Directions:
Output the material word for word. Leave each picture out.
++++++++
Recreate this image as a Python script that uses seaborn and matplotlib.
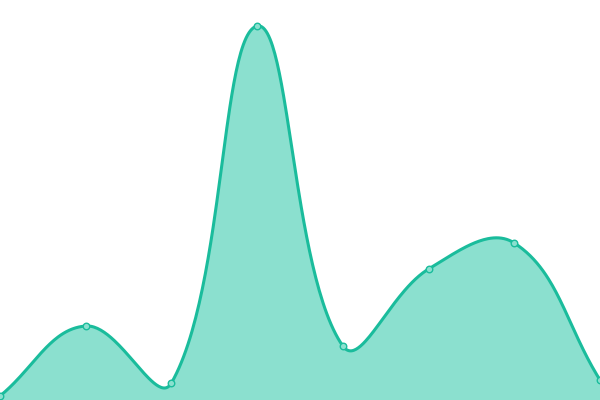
import numpy as np
import pandas as pd
import matplotlib
matplotlib.use("Agg")
import matplotlib.pyplot as plt
import seaborn as sns

# values (0 = bottom edge, 400 = top edge)
x_idx = [0, 1, 2, 3, 4, 5, 6, 7]
values = [4, 74, 17, 374, 54, 131, 157, 20]

line_color = "#1abc9c"
fill_color = "#8be0cf"

px_per_step = 600 / 7  # horizontal pixels per category


def smooth_bezier(xs, ys, smooth=0.4, n=60):
    # bezier smoothing done in pixel space, control points weighted
    # by the distance to the neighbours
    p = np.column_stack([np.asarray(xs, float) * px_per_step,
                         np.asarray(ys, float)])
    m = len(p)
    cps = []
    for i in range(m):
        prev = p[max(i - 1, 0)]
        nxt = p[min(i + 1, m - 1)]
        v = nxt - prev
        d0 = np.linalg.norm(p[i] - prev)
        d1 = np.linalg.norm(p[i] - nxt)
        s = d0 + d1
        if s:
            d0, d1 = d0 / s, d1 / s
        cps.append((p[i] - v * smooth * d0, p[i] + v * smooth * d1))
    out = []
    t = np.linspace(0, 1, n, endpoint=False)[:, None]
    for i in range(m - 1):
        a, b = p[i], cps[i][1]
        c, d = cps[i + 1][0], p[i + 1]
        out.append((1 - t) ** 3 * a + 3 * (1 - t) ** 2 * t * b
                   + 3 * (1 - t) * t ** 2 * c + t ** 3 * d)
    out.append(p[-1][None, :])
    out = np.vstack(out)
    return out[:, 0] / px_per_step, out[:, 1]


sx, sy = smooth_bezier(x_idx, values)
smooth = pd.DataFrame({"x": sx, "y": sy})
pts = pd.DataFrame({"x": x_idx, "y": values})

sns.set_style("white")
fig = plt.figure(figsize=(6, 4), dpi=100)
ax = fig.add_axes([0, 0, 1, 1])

ax.fill_between(smooth["x"], smooth["y"], 0, color=fill_color, lw=0, zorder=1)
sns.lineplot(data=smooth, x="x", y="y", ax=ax, color=line_color, lw=2.2,
             sort=False, zorder=2)
sns.scatterplot(data=pts, x="x", y="y", ax=ax, s=22, color=fill_color,
                edgecolor=line_color, linewidth=1.0, zorder=3, clip_on=False)

ax.set_xlim(0, 7)
ax.set_ylim(0, 400)
ax.axis("off")

fig.savefig("out.png", dpi=100)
++++++++
Response to this task:
Recreate this image as a Python script that uses seaborn and matplotlib.
import numpy as np
import pandas as pd
import matplotlib
matplotlib.use("Agg")
import matplotlib.pyplot as plt
import seaborn as sns

# values (0 = bottom edge, 400 = top edge)
x_idx = [0, 1, 2, 3, 4, 5, 6, 7]
values = [4, 74, 17, 374, 54, 131, 157, 20]

line_color = "#1abc9c"
fill_color = "#8be0cf"

px_per_step = 600 / 7  # horizontal pixels per category


def smooth_bezier(xs, ys, smooth=0.4, n=60):
    # bezier smoothing done in pixel space, control points weighted
    # by the distance to the neighbours
    p = np.column_stack([np.asarray(xs, float) * px_per_step,
                         np.asarray(ys, float)])
    m = len(p)
    cps = []
    for i in range(m):
        prev = p[max(i - 1, 0)]
        nxt = p[min(i + 1, m - 1)]
        v = nxt - prev
        d0 = np.linalg.norm(p[i] - prev)
        d1 = np.linalg.norm(p[i] - nxt)
        s = d0 + d1
        if s:
            d0, d1 = d0 / s, d1 / s
        cps.append((p[i] - v * smooth * d0, p[i] + v * smooth * d1))
    out = []
    t = np.linspace(0, 1, n, endpoint=False)[:, None]
    for i in range(m - 1):
        a, b = p[i], cps[i][1]
        c, d = cps[i + 1][0], p[i + 1]
        out.append((1 - t) ** 3 * a + 3 * (1 - t) ** 2 * t * b
                   + 3 * (1 - t) * t ** 2 * c + t ** 3 * d)
    out.append(p[-1][None, :])
    out = np.vstack(out)
    return out[:, 0] / px_per_step, out[:, 1]


sx, sy = smooth_bezier(x_idx, values)
smooth = pd.DataFrame({"x": sx, "y": sy})
pts = pd.DataFrame({"x": x_idx, "y": values})

sns.set_style("white")
fig = plt.figure(figsize=(6, 4), dpi=100)
ax = fig.add_axes([0, 0, 1, 1])

ax.fill_between(smooth["x"], smooth["y"], 0, color=fill_color, lw=0, zorder=1)
sns.lineplot(data=smooth, x="x", y="y", ax=ax, color=line_color, lw=2.2,
             sort=False, zorder=2)
sns.scatterplot(data=pts, x="x", y="y", ax=ax, s=22, color=fill_color,
                edgecolor=line_color, linewidth=1.0, zorder=3, clip_on=False)

ax.set_xlim(0, 7)
ax.set_ylim(0, 400)
ax.axis("off")

fig.savefig("out.png", dpi=100)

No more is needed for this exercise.